# THE EXERCISE:
Every line from the one holding "Recreate this image" through the one holding "from plotly.subplots import make_subplots" should be returned exactly, both included; the pictures should not.

(Charts and diagrams as code)
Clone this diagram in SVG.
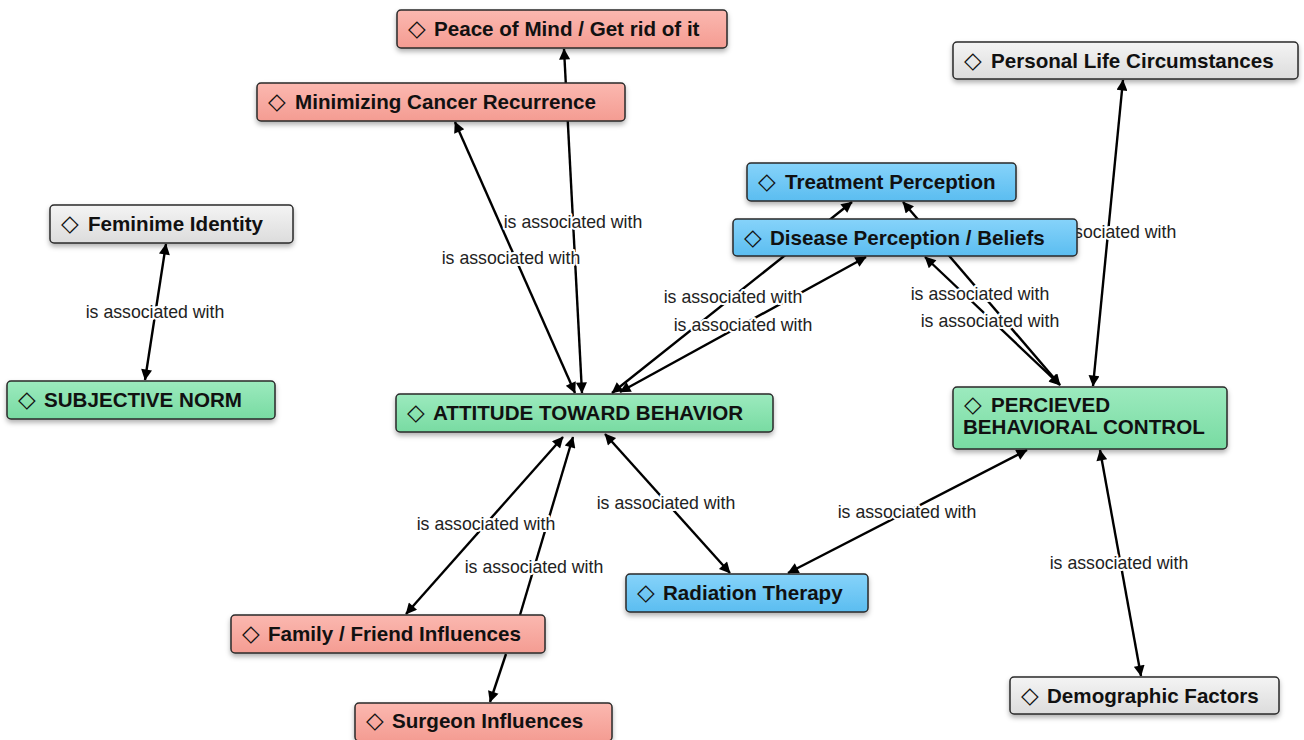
<svg xmlns="http://www.w3.org/2000/svg" width="1304" height="740" viewBox="0 0 1304 740">
<defs>
<linearGradient id="gRed" x1="0" y1="0" x2="0" y2="1"><stop offset="0" stop-color="#fbb8b0"/><stop offset="1" stop-color="#f49c92"/></linearGradient>
<linearGradient id="gBlue" x1="0" y1="0" x2="0" y2="1"><stop offset="0" stop-color="#86d3fa"/><stop offset="1" stop-color="#5bbdf0"/></linearGradient>
<linearGradient id="gGreen" x1="0" y1="0" x2="0" y2="1"><stop offset="0" stop-color="#9ceabe"/><stop offset="1" stop-color="#78dba2"/></linearGradient>
<linearGradient id="gGray" x1="0" y1="0" x2="0" y2="1"><stop offset="0" stop-color="#f4f4f4"/><stop offset="1" stop-color="#dcdcdc"/></linearGradient>
<filter id="sh" x="-10%" y="-30%" width="120%" height="170%"><feDropShadow dx="0" dy="3" stdDeviation="2.5" flood-color="#000" flood-opacity="0.3"/></filter>
<marker id="ah" viewBox="0 0 10 10" refX="9.5" refY="5" markerWidth="15" markerHeight="11" markerUnits="userSpaceOnUse" orient="auto-start-reverse"><path d="M0,0 L10,5 L0,10 z" fill="#000"/></marker>
</defs>
<style>
.c line{stroke:#000;stroke-width:2.4}
.both{marker-start:url(#ah);marker-end:url(#ah)}
.end{marker-end:url(#ah)}
.lbl{font-family:"Liberation Sans",Arial,sans-serif;font-size:17.7px;fill:#222;text-anchor:middle;stroke:#fff;stroke-width:4px;paint-order:stroke;stroke-linejoin:round}
.n rect{stroke:#2a2a2a;stroke-width:1.5;filter:url(#sh)}
.n text{font-family:"Liberation Sans",Arial,"DejaVu Sans",sans-serif;font-size:20.6px;font-weight:bold;fill:#111}
.red rect{fill:url(#gRed)}
.blue rect{fill:url(#gBlue)}
.green rect{fill:url(#gGreen)}
.gray rect{fill:url(#gGray)}
.d{font-family:"DejaVu Sans",sans-serif;font-weight:normal;font-size:23px}
</style>
<rect width="1304" height="740" fill="#fff"/>
<g id="connectors" class="c">
<line class="both" x1="582" y1="393" x2="564" y2="49"/>
<line class="both" x1="575" y1="393" x2="455" y2="122"/>
<line class="both" x1="166" y1="244" x2="145" y2="380"/>
<line class="both" x1="1093" y1="386" x2="1123" y2="80"/>
<line class="both" x1="1100" y1="450" x2="1141" y2="676"/>
<line class="both" x1="788" y1="573" x2="1027" y2="450"/>
<line class="both" x1="605" y1="434" x2="730" y2="573"/>
<line class="both" x1="406" y1="614" x2="563" y2="437"/>
<line class="end" x1="520" y1="615" x2="573" y2="437"/>
<line class="end" x1="506" y1="654" x2="490" y2="702"/>
<line class="both" x1="612" y1="393" x2="852" y2="202"/>
<line class="both" x1="620" y1="392" x2="866" y2="257"/>
<line class="both" x1="1060" y1="385" x2="925" y2="257"/>
<line class="both" x1="1060" y1="385" x2="903" y2="202"/>
<text class="lbl" x="573" y="228">is associated with</text>
<text class="lbl" x="511" y="264">is associated with</text>
<text class="lbl" x="155" y="318">is associated with</text>
<text class="lbl" x="1107" y="238">is associated with</text>
<text class="lbl" x="733" y="303">is associated with</text>
<text class="lbl" x="743" y="331">is associated with</text>
<text class="lbl" x="980" y="300">is associated with</text>
<text class="lbl" x="990" y="327">is associated with</text>
<text class="lbl" x="666" y="509">is associated with</text>
<text class="lbl" x="907" y="518">is associated with</text>
<text class="lbl" x="486" y="530">is associated with</text>
<text class="lbl" x="534" y="573">is associated with</text>
<text class="lbl" x="1119" y="569">is associated with</text>
</g>
<g id="peace" class="n red"><rect x="397" y="10" width="330" height="38" rx="4"/><text x="408" y="36"><tspan class="d">◇</tspan><tspan x="434">Peace of Mind / Get rid of it</tspan></text></g>
<g id="minimizing" class="n red"><rect x="257" y="83" width="368" height="38" rx="4"/><text x="268" y="109"><tspan class="d">◇</tspan><tspan x="295">Minimizing Cancer Recurrence</tspan></text></g>
<g id="treatment" class="n blue"><rect x="747" y="163" width="269" height="38" rx="4"/><text x="758" y="189"><tspan class="d">◇</tspan><tspan x="785">Treatment Perception</tspan></text></g>
<g id="disease" class="n blue"><rect x="733" y="219" width="344" height="37" rx="4"/><text x="744" y="245"><tspan class="d">◇</tspan><tspan x="770">Disease Perception / Beliefs</tspan></text></g>
<g id="feminime" class="n gray"><rect x="50" y="205" width="243" height="38" rx="4"/><text x="61" y="231"><tspan class="d">◇</tspan><tspan x="88">Feminime Identity</tspan></text></g>
<g id="subjective" class="n green"><rect x="7" y="381" width="268" height="38" rx="4"/><text x="18" y="407"><tspan class="d">◇</tspan><tspan x="44">SUBJECTIVE NORM</tspan></text></g>
<g id="attitude" class="n green"><rect x="396" y="394" width="377" height="38" rx="4"/><text x="407" y="420"><tspan class="d">◇</tspan><tspan x="433">ATTITUDE TOWARD BEHAVIOR</tspan></text></g>
<g id="percieved" class="n green"><rect x="953" y="387" width="274" height="62" rx="4"/><text x="964" y="412"><tspan class="d">◇</tspan><tspan x="991">PERCIEVED</tspan><tspan x="963" y="434">BEHAVIORAL CONTROL</tspan></text></g>
<g id="personal" class="n gray"><rect x="953" y="42" width="345" height="37" rx="4"/><text x="964" y="68"><tspan class="d">◇</tspan><tspan x="991">Personal Life Circumstances</tspan></text></g>
<g id="radiation" class="n blue"><rect x="626" y="574" width="242" height="38" rx="4"/><text x="637" y="600"><tspan class="d">◇</tspan><tspan x="663">Radiation Therapy</tspan></text></g>
<g id="family" class="n red"><rect x="231" y="615" width="314" height="38" rx="4"/><text x="242" y="641"><tspan class="d">◇</tspan><tspan x="268">Family / Friend Influences</tspan></text></g>
<g id="surgeon" class="n red"><rect x="355" y="703" width="257" height="38" rx="4"/><text x="366" y="728"><tspan class="d">◇</tspan><tspan x="392">Surgeon Influences</tspan></text></g>
<g id="demographic" class="n gray"><rect x="1010" y="677" width="269" height="37" rx="4"/><text x="1021" y="703"><tspan class="d">◇</tspan><tspan x="1047">Demographic Factors</tspan></text></g>
</svg>
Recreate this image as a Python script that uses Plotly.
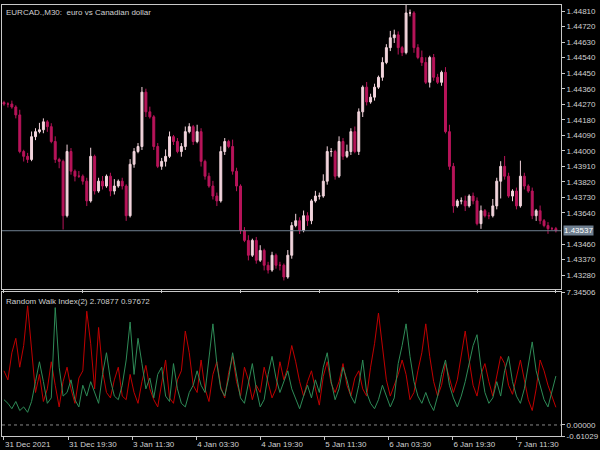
import plotly.graph_objects as go
from plotly.subplots import make_subplots

# closes of EURCAD M30 (sampled), first open
first_open = 1.44280
closes = [1.44271,1.44271,1.44254,1.44208,1.43996,1.43968,1.43950,1.44082,1.44111,1.44122,1.44168,1.44140,1.44054,1.43950,1.43939,1.43624,1.43996,1.43882,1.43853,1.43853,1.43824,1.43710,1.43968,1.43767,1.43824,1.43796,1.43853,1.43767,1.43796,1.43824,1.43796,1.43624,1.43922,1.43996,1.44025,1.44340,1.44226,1.44197,1.44025,1.43910,1.43939,1.43968,1.44082,1.44054,1.43996,1.44025,1.44111,1.44140,1.44054,1.44111,1.43939,1.43853,1.43796,1.43738,1.43710,1.43996,1.44054,1.44025,1.43882,1.43796,1.43538,1.43481,1.43395,1.43481,1.43366,1.43423,1.43337,1.43309,1.43395,1.43337,1.43337,1.43269,1.43395,1.43567,1.43595,1.43538,1.43624,1.43595,1.43710,1.43738,1.43738,1.43824,1.43996,1.43996,1.43853,1.44054,1.43968,1.43996,1.44111,1.43996,1.44226,1.44369,1.44283,1.44311,1.44369,1.44426,1.44512,1.44598,1.44655,1.44672,1.44598,1.44569,1.44799,1.44799,1.44598,1.44541,1.44512,1.44397,1.44541,1.44426,1.44397,1.44455,1.44111,1.43910,1.43681,1.43710,1.43710,1.43681,1.43738,1.43710,1.43578,1.43653,1.43624,1.43624,1.43681,1.43824,1.43910,1.43853,1.43738,1.43767,1.43681,1.43853,1.43796,1.43767,1.43624,1.43653,1.43595,1.43567,1.43549,1.43549,1.43537]
# extra wick length above / below body, in pips
wick_up = [1,1,2,1,3,1,2,3,2,4,2,1,2,3,1,1,4,2,1,3,1,2,5,1,2,3,1,2,4,1,2,1,3,2,2,3,2,3,1,2,2,4,3,1,2,2,3,2,1,4,2,1,2,3,2,3,2,1,4,2,1,2,3,1,2,3,1,2,2,1,2,1,3,2,4,2,3,2,1,3,2,4,3,2,1,3,2,4,2,3,2,1,3,2,2,1,3,2,4,3,2,1,6,2,1,2,4,3,1,2,2,1,3,4,2,1,2,3,1,2,2,3,1,2,4,2,3,6,2,1,2,9,2,1,2,1,3,1,2,1,1]
wick_dn = [1,2,1,2,1,3,2,1,2,1,2,3,1,2,4,8,1,2,3,1,2,3,1,2,1,2,1,3,2,1,2,3,1,2,1,2,3,1,2,1,2,3,1,2,1,3,2,1,2,1,3,2,1,2,3,1,2,1,2,3,2,1,3,1,2,1,3,2,1,2,3,2,1,2,1,2,1,3,2,1,2,1,2,3,2,1,2,1,2,1,2,3,2,1,2,1,2,1,2,3,4,2,1,2,3,1,2,1,3,2,1,2,1,2,4,1,2,3,1,2,1,3,1,2,1,2,10,2,1,3,2,1,2,1,2,3,2,1,3,1,1]

rwi_up = [3.0,2.5,4.0,4.8,3.2,4.4,6.6,4.0,1.8,2.8,1.3,2.0,3.5,2.2,1.0,2.4,3.2,2.0,1.2,2.6,3.0,6.3,4.5,2.0,5.4,3.0,1.8,1.5,2.5,3.2,1.6,1.4,2.8,1.8,1.2,2.4,3.3,2.0,1.4,1.0,2.2,3.6,1.5,1.2,2.5,3.0,5.2,4.0,2.2,1.8,3.6,2.0,1.3,2.8,3.5,2.1,1.5,2.9,3.8,2.4,1.6,3.2,2.5,1.4,2.2,1.8,3.2,2.4,1.5,2.0,3.5,2.5,3.2,4.4,3.5,2.4,1.6,2.4,3.0,2.0,1.1,2.7,3.5,2.3,1.8,2.4,3.4,2.2,1.6,2.6,3.0,2.0,1.6,3.2,4.5,6.2,4.2,2.5,1.6,2.2,2.8,3.6,2.8,1.4,1.8,3.0,4.0,5.6,3.8,2.4,1.6,2.2,3.4,2.6,1.8,2.5,3.8,5.2,3.6,2.2,1.6,2.8,3.4,2.4,1.6,2.8,3.8,3.4,2.2,1.7,2.6,3.6,2.5,1.4,0.8,2.0,3.6,3.0,2.2,1.6,0.98]
rwi_dn = [1.4,1.2,0.9,1.3,0.8,1.0,0.7,1.3,2.4,3.5,2.4,1.2,1.5,6.5,3.2,1.6,1.8,2.5,1.4,1.0,2.2,1.6,2.4,1.8,1.2,2.8,4.0,2.5,1.6,1.4,2.2,3.6,5.7,2.8,4.8,3.4,2.0,2.6,1.5,2.8,3.2,1.6,1.3,3.4,2.0,1.2,1.0,1.8,2.2,3.0,2.2,1.8,3.8,5.6,3.4,2.0,1.6,2.6,4.0,2.8,1.5,1.2,2.4,3.4,2.0,1.0,1.4,2.8,3.8,2.6,1.8,2.4,3.0,2.0,1.4,0.9,1.6,2.2,1.5,2.5,1.8,3.2,4.0,2.4,1.4,2.0,3.2,2.5,1.6,1.2,2.2,3.6,1.8,1.2,0.9,1.4,2.2,1.6,1.0,1.5,3.4,4.4,5.6,3.8,2.4,1.6,1.2,1.8,1.2,0.8,1.6,2.8,3.6,2.2,1.5,1.0,1.6,2.4,3.4,4.4,5.0,3.2,1.8,1.2,1.5,2.4,1.6,3.0,3.8,2.4,1.6,1.2,2.0,3.4,4.6,3.0,2.2,1.4,1.0,1.8,2.71]

time_labels = ["31 Dec 2021", "31 Dec 19:30", "3 Jan 11:30", "4 Jan 03:30", "4 Jan 19:30",
               "5 Jan 11:30", "6 Jan 03:30", "6 Jan 19:30", "7 Jan 11:30"]
# price scale, 1.43550 hidden behind the last-price label
price_ticks = [1.43280, 1.43370, 1.43460, 1.43640, 1.43730, 1.43820, 1.43910, 1.44000,
               1.44090, 1.44180, 1.44270, 1.44360, 1.44450, 1.44540, 1.44630, 1.44720, 1.44810]
last_price = 1.43537

n = len(closes)
opens = [first_open] + closes[:-1]
highs = [max(o, c) + w * 0.0001 for o, c, w in zip(opens, closes, wick_up)]
lows = [min(o, c) - w * 0.0001 for o, c, w in zip(opens, closes, wick_dn)]
xs = list(range(n))

fig = make_subplots(rows=2, cols=1, shared_xaxes=True, vertical_spacing=0.008,
                    row_heights=[0.664, 0.336])
fig.add_trace(go.Candlestick(
    x=xs, open=opens, high=highs, low=lows, close=closes,
    increasing=dict(line=dict(color="#f2d4dc", width=1), fillcolor="#f2d4dc"),
    decreasing=dict(line=dict(color="#b8145a", width=1), fillcolor="#b8145a"),
    whiskerwidth=0, showlegend=False, hoverinfo="skip"), row=1, col=1)
fig.add_trace(go.Scatter(x=list(range(len(rwi_up))), y=rwi_up, mode="lines",
                         line=dict(color="#c00000", width=1), showlegend=False), row=2, col=1)
fig.add_trace(go.Scatter(x=list(range(len(rwi_dn))), y=rwi_dn, mode="lines",
                         line=dict(color="#2e8b57", width=1), showlegend=False), row=2, col=1)

fig.add_hline(y=last_price, line=dict(color="#6f7f90", width=1), row=1, col=1)
fig.add_hline(y=0, line=dict(color="#888888", width=1, dash="dot"), row=2, col=1)

axfont = dict(family="Liberation Sans", size=8, color="#d0d0d0")
xr = [-0.5, n + 0.3]
fig.update_xaxes(range=xr, showgrid=False, zeroline=False, rangeslider_visible=False,
                 showline=True, linecolor="#c8c8c8", mirror=True,
                 ticks="outside", ticklen=3, tickcolor="#c8c8c8", tickfont=axfont)
fig.update_xaxes(tickvals=[i * 16.25 for i in range(len(time_labels))],
                 ticktext=time_labels, ticklabelposition="outside right", row=2, col=1)
fig.update_yaxes(side="right", showgrid=False, zeroline=False, showline=True,
                 linecolor="#c8c8c8", mirror=True, ticks="outside", ticklen=3,
                 tickcolor="#c8c8c8", tickfont=axfont)
fig.update_yaxes(range=[1.43200, 1.44845], tickvals=price_ticks,
                 ticktext=["%.5f" % t for t in price_ticks], row=1, col=1)
fig.update_yaxes(range=[-0.61029, 7.34506], tickvals=[7.34506, 0.0, -0.61029],
                 ticktext=["7.34506", "0.00000", "-0.61029"], row=2, col=1)

fig.add_annotation(xref="paper", yref="y", x=1.0, y=last_price, text="1.43537",
                   showarrow=False, xanchor="left", xshift=2, bgcolor="#6f7f90",
                   font=dict(family="Liberation Sans", size=8, color="#ffffff"), borderpad=0)
fig.add_annotation(xref="paper", yref="paper", x=0.003, y=0.998, text="EURCAD.,M30:  euro vs Canadian dollar",
                   showarrow=False, xanchor="left", yanchor="top", font=axfont)
fig.add_annotation(xref="paper", yref="paper", x=0.003, y=0.327, text="Random Walk Index(2) 2.70877 0.97672",
                   showarrow=False, xanchor="left", yanchor="top", font=axfont)

fig.update_layout(width=600, height=450, paper_bgcolor="#000000", plot_bgcolor="#000000",
                  margin=dict(l=1, r=35, t=2, b=14))
fig.write_html("out.html", config={"displayModeBar": False},
               post_script="document.body.style.margin='0';document.body.style.background='#000';")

# PROBLEM SOLUTION:
Recreate this image as a Python script that uses Plotly.
import plotly.graph_objects as go
from plotly.subplots import make_subplots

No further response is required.